Early feedback suggests that thanks to our strategic planning process, operations are more flexible, adaptable, quicker to respond, and therefore cheaper in the contexts where the future has been pre-empted. Civil society actors, citizenship movements, and local NGO partnerships can be developed in the anticipation of certain types of crises in order to save time and money later on. The fundraising implications of planning ahead are also worth considering – if directors identify a likely future crisis, they often integrate this risk into funding appeals and donor discussions. When disaster strikes, they are quicker and more effective at reviving these discussions and plans.
We’re in the process of integrating existing short-term forecasts with our longer-term foresight model to ensure that across the humanitarian sector, NGOs are looking months and years ahead and in doing so save more lives, more quickly with less money.

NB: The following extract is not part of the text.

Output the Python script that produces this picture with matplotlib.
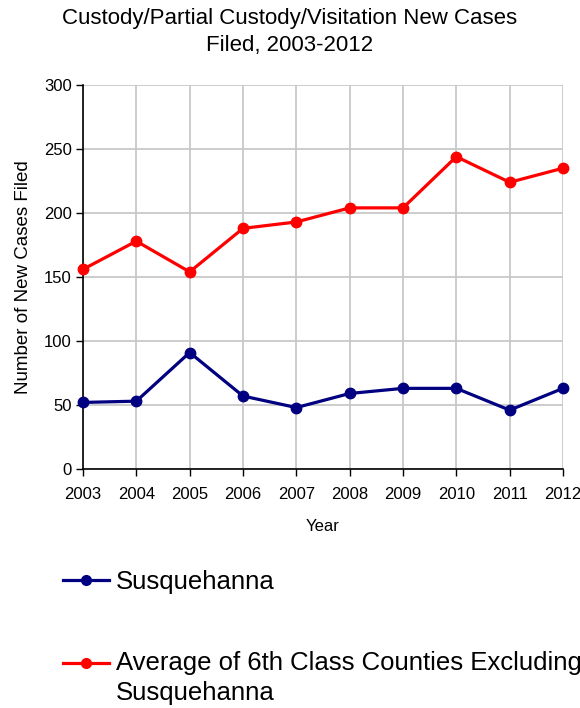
import matplotlib
matplotlib.use("Agg")
import matplotlib.pyplot as plt
from matplotlib.transforms import Affine2D

years = [2003, 2004, 2005, 2006, 2007, 2008, 2009, 2010, 2011, 2012]
susquehanna = [52, 53, 91, 57, 48, 59, 63, 63, 46, 63]
avg_6th_class = [156, 178, 154, 188, 193, 204, 204, 244, 224, 235]
y_ticks = [0, 50, 100, 150, 200, 250, 300]

title = "Custody/Partial Custody/Visitation New Cases\nFiled, 2003-2012"
series_labels = ["Susquehanna", "Average of 6th Class Counties Excluding\nSusquehanna"]

plt.rcParams['font.family'] = ['Liberation Sans', 'DejaVu Sans']

W, H = 580, 708
fig = plt.figure(figsize=(W / 100, H / 100), dpi=100)
ax = fig.add_axes([83 / W, 1 - 469 / H, (563 - 83) / W, (469 - 85) / H])

l1, = ax.plot(years, susquehanna, color='#000080', lw=2.3, marker='o', ms=7.5,
              clip_on=False, zorder=3, label=series_labels[0])
l2, = ax.plot(years, avg_6th_class, color='#ff0000', lw=2.3, marker='o', ms=7.5,
              clip_on=False, zorder=3, label=series_labels[1])

ax.set_xlim(years[0], years[-1])
ax.set_ylim(0, 300)
ax.set_xticks(years)
ax.set_xticklabels([str(y) for y in years])
ax.set_yticks(y_ticks)
ax.grid(True, color='#c8c8c8', lw=1.3)
ax.set_axisbelow(True)
for s in ['top', 'right']:
    ax.spines[s].set_visible(False)
for s in ['left', 'bottom']:
    ax.spines[s].set_color('black')
    ax.spines[s].set_linewidth(1.2)
ax.tick_params(axis='both', direction='out', length=5, width=1, labelsize=12, colors='black')
ax.tick_params(axis='x', pad=8)
ax.tick_params(axis='y', pad=3)
ax.set_xlabel("Year", fontsize=12, labelpad=12)
ax.set_ylabel("Number of New Cases Filed", fontsize=13.5, labelpad=9)

fig.text(0.5, 1 - 32 / H, title, ha='center', va='center', fontsize=16, linespacing=1.4)

leg = fig.legend(handles=[l1, l2], loc='upper left',
                 bbox_to_anchor=(63 / W, 1 - 570 / H), frameon=False, fontsize=18.5,
                 borderpad=0, borderaxespad=0, handlelength=1.8, handletextpad=0.25,
                 labelspacing=2.2)
for t in leg.get_texts():
    t.set_linespacing(1.35)
for h in leg.legend_handles:
    h.set_markersize(7)
    h.set_linewidth(2.3)

# align the handle of the two-line entry with its first text line
fig.canvas.draw()
renderer = fig.canvas.get_renderer()
t1, t2 = leg.get_texts()
h2 = leg.legend_handles[1]
bb1 = t1.get_window_extent(renderer)
bb2 = t2.get_window_extent(renderer)
hb = h2.get_window_extent(renderer)
target = bb2.y1 - bb1.height / 2
dy = target - (hb.y0 + hb.y1) / 2
h2.set_transform(h2.get_transform() + Affine2D().translate(0, dy))

fig.savefig("out.png", dpi=100)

We are at the brink of truly transforming humanitarian programming, but change will be slow to permeate the sector. NGOs will need to be strategic from the bottom-up: on the ground, where contextual actors and dynamics drive programming as much as at the top, where leaders will need to be visionaries – courageous enough to fundamentally transform a mammoth humanitarian machine, which hasn’t seen such change since its 20th Century shift towards secularism.